Jace loved his bookcase and thought the intricate carving was so beautiful that he cried.
The next week, Grace kept her end of the bargain and went around town collecting the man’s orders and ran into the bush to deliver them. And the week after that, and the week after that.
For nearly five years Grace ran a weekly errand for the man in cerulean robes. Be there thunderstorms, snow or sickness, she ran his weekly errand.
Except for one week when she was left bedridden following the birth of her first child. Grace tried to tell her mother what she’d done. She had to make the errand, or Jace’s beautiful bookcase would burn to cinders. But her mother didn’t believe her.
At the end of that week, Jace arrived. Grace told him about the deal she’d made in the bush all those years ago to bring the log home to make the bookcase he loved so much.
On hearing this, Jace went pale. ‘The bookcase is here. I brought it as a surprise for you and the baby.’
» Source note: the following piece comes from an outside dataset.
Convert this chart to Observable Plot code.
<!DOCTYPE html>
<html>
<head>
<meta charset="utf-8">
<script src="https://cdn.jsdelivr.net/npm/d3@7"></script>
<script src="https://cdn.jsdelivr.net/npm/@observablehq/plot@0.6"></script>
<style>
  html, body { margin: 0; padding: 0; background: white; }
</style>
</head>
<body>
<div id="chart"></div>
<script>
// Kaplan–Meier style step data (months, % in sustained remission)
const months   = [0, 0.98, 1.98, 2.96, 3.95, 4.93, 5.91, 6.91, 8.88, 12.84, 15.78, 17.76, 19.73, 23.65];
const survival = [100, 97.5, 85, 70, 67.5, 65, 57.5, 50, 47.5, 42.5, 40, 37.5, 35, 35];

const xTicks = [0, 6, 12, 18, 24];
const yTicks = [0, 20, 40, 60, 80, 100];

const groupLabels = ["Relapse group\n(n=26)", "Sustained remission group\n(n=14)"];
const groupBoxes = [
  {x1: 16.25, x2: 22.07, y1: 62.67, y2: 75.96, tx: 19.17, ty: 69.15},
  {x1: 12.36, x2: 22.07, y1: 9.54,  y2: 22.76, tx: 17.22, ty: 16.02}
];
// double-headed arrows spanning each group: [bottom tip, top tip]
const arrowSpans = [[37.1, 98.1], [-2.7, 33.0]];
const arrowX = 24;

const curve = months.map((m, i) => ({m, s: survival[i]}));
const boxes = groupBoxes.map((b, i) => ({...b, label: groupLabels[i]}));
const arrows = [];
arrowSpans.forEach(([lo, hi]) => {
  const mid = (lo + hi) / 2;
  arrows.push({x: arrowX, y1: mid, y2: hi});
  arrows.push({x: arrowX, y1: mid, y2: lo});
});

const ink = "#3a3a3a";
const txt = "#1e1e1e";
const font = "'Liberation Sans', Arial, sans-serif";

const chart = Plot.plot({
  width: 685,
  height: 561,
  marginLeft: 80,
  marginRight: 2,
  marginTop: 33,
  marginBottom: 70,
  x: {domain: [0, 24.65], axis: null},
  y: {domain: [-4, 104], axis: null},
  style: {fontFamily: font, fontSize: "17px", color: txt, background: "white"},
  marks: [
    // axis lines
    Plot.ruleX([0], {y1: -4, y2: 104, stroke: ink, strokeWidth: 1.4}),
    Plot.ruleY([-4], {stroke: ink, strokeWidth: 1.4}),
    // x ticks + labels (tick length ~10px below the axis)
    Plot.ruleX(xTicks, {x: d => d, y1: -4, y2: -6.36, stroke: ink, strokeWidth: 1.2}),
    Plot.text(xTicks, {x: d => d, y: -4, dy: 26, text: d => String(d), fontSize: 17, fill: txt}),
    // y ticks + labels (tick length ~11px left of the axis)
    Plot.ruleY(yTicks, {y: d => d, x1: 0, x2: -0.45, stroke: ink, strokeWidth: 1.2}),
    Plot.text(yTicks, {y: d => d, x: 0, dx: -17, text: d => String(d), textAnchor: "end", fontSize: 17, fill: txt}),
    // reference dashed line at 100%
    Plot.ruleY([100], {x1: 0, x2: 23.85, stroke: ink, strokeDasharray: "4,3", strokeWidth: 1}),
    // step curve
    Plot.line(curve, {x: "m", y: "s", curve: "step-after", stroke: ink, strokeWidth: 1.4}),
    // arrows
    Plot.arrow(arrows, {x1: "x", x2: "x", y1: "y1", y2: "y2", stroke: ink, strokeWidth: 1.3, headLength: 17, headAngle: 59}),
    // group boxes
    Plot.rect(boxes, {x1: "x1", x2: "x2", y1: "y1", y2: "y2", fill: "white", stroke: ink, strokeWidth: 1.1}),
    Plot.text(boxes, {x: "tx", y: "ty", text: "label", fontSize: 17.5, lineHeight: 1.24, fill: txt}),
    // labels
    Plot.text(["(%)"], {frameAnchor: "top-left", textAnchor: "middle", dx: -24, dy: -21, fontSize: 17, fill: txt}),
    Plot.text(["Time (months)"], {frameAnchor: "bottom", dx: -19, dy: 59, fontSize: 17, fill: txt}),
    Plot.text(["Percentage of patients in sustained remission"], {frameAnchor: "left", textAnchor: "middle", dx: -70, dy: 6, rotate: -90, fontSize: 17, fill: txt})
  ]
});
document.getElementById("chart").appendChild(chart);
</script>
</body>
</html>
Grace told Jace what to do. ‘If you run the errand for the old man, we’ll be able to keep our end of the bargain!’ He left right away.
But Jace had always preferred indoor pursuits like reading and lighting the fireplace, he wasn’t a runner like his sister. Along the way, he had to pause to catch his breath and took a wrong turn.
When he finally arrived at the house in the bush, he knocked on the door, but no one came. He left what he’d bought by the door and knocked again before leaving. When he turned back, Jace was sure he’d seen a flash of cerulean in one of the upstairs windows.
Jace used the last of his energy to make it back to Grace’s house, but he was too late.
All that remained of the house, and his beautiful bookcase, was charcoal and cinders.
‘Jace!’ A voice called from behind him. It was Grace. She and her newborn baby had got out of the house with their mother’s help. The only help they’d ever rely on again.
I’m not sure the moral of the story is quite as strong as ‘The Boy Who Cried Wolf’ or ‘The Three Little Pigs’, but I think the vibe is similar to ‘Little Red Riding Hood’ and ‘Hansel and Gretel’.
I’ve been pitching stories to publications and hearing the sweet, familiar sound of silence, so cross your bits for me and we might have another story coming out soon!